In the poem Available Light, Marge Piercy writes “As consequences show their lengthened teeth from the receding gums, we hunger for the larger picture, the longer view…” My long view is, simply put, that guilt will be with us as an imbalance felt when harmony has been violated. Guilt has long been blamed for misery and damage, but guilt is being increasingly viewed as a valuable human feeling, essential to social order, moral behavior and survival. Misplaced and extreme guilt has tended to overshadow the more positive force. In the words of Dr. Willard Gaylin, a New York psychotherapist who is the author of Feelings: Our Vital Signs ”Guilt, the sense of anguish that we have fallen short of our own standards, is the guardian of our goodness.” Dr. Helen Block Lewis, a psychoanalyst and psychologist at Yale University, says that guilt ”helps people stay connected” to their fellow beings. ”Guilt is one of the cements that binds us together and keeps us human. If it occurs to you that you’ve done something to injure someone else, guilt compels you to do something to fix it, to repair the bond.”
I’m fortunate to be able to look across my decades as a musician as a reasonably healthy model of grappling with feelings of guilt by forcing myself to deal with the reality of the situation among my fellow musicians and the public. As I’ve uncovered various detestable phenomena and my part in them, I’ve been led to re-evaluate my actions, my morals, my motives, and have accordingly acted differently the next time. Over the years, it’s gradually been clear that I need to look at situations realistically and not be too hard on myself. After all, to wallow in guilt is not selfless or noble. The question is always what must be done?

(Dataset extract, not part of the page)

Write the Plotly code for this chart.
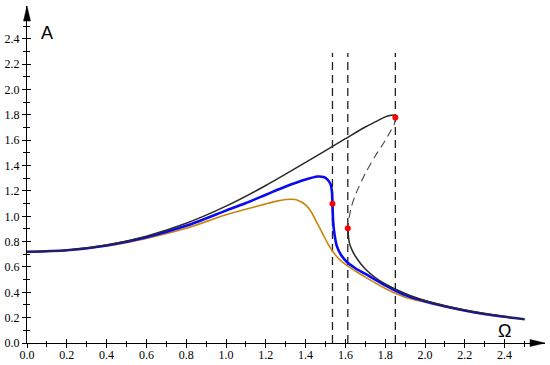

To face that question over and over can’t help but bring about increased emotional maturity, bringing us confidence and humility, honesty and accountability, and the integrity to own up when we’ve hurt someone else and disappointed ourselves.
Dr. Lewis explains that emotions like guilt live in the primitive part of our brain that has evolved to help us make choices to stay safe in the world. When it comes to evaluating guilt in the modern world, it’s the underlying beliefs that matter. If a feeling of guilt stems from a belief that’s realistic and helps you move toward your goals in life, it can be incredibly helpful. When you can think of guilt as simply information about how you see the world and your role in it, it can be a lot less scary than feeling the emotion without having that understanding.
So we do what we can to the situation that is remaining now. The past is gone, not real anymore. Never will be. But the present is here and in our hands. The beautiful thing is that this community is so very good at evaluating its history, taking responsibility, and taking action. I feel blessed daily to be working and evolving in a context that supports, and has sympathy for the fits and starts of personal growth, of questioning, of redirecting. Never have I had the opportunity to lay out the thorny contradictions found within the parts of my life and work that matter most to me. And I’m so fortunate to look out to a community that’s listening, standing at the ready to help in untangling and putting to good use whatever regret and guilt rise out of our deepest loves. May we all be there for one another in this way.